The Biden White House offered no explanation for canceling the Garden of Heroes. They didn’t have to. Biden and the Democrats have surrendered to the racialist mob and will allow nothing going forward that might offend them in any way.
The now-rescinded order warned of “dangerous anti-American extremism” and stated that the garden would be “America’s answer to this reckless attempt to erase our heroes, values and entire way of life.”
In addition to seminal political and historical figures, Trump’s garden would have included an array of high-profile individuals like basketball player Kobe Bryant, “Jeopardy!” host Alex Trebek and legendary baseball pitcher Cy Young.
Biden also struck down Trump’s order that would have denied federal funding to state and local governments that refused to protect existing monuments. That order aimed at cities that had police stand aside as the protesters vandalized and destroyed statues.
In particular, Biden has departed from Trump in his handling of the racial justice issues that were a fixture of political discussions across the country for much of last year and his approach to law enforcement.

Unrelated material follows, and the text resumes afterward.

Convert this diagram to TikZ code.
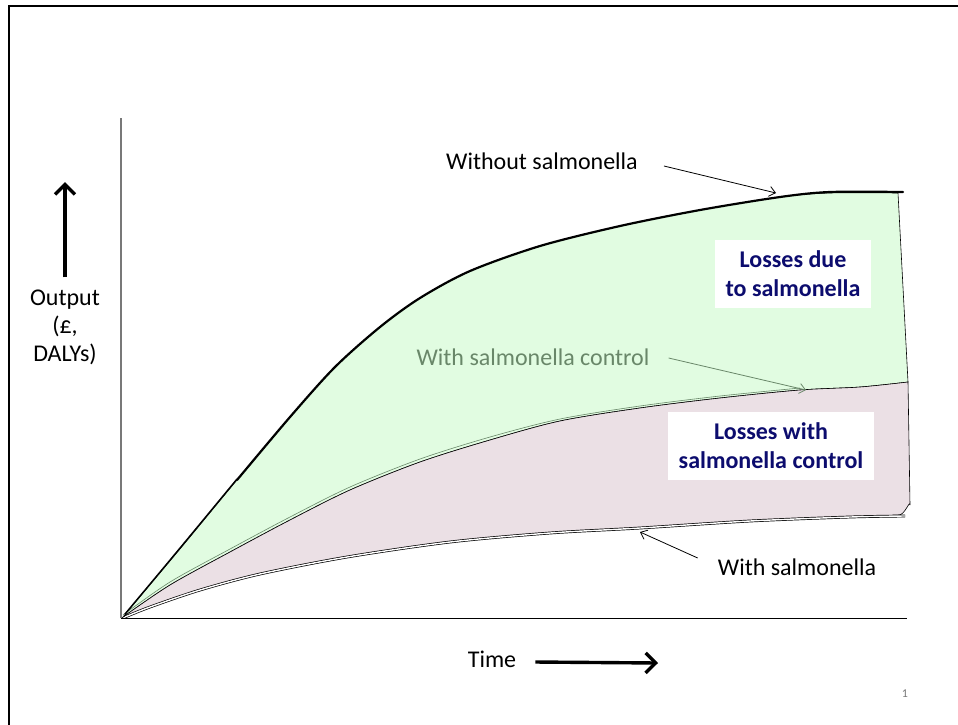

Killing Trump’s sculpture garden is a highly symbolic gesture for Biden as little concrete work had been done to bring it to fruition since it was announced last year, outside of naming the people designated for inclusion.
Destroying a statue is an empty, symbolic gesture. To be effective, the destruction should have included erasing the name of the historic personage honored with a statue from the history books. It should have been forbidden to write or speak their name.
The Egyptians were very good at that sort of thing. They went so far as to chisel over the names of pharaohs they wanted to cancel on monuments and public buildings. But the masters of historical cancelation were the Soviet Union’s Communists. They not only erased the offending name from books but forbade uttering the name in public.
It never worked very well.
The problem with trying to cancel history is that it’s already happened. No matter how hard you try, you can’t erase an event that’s become part of the historical record. Besides, the mindless destruction of works of art calls to mind the worst excesses of the Nazis. There is also an aesthetic element to be considered, independent of any historical significance.
It doesn’t get much uglier than destroying beauty to surrender to passion.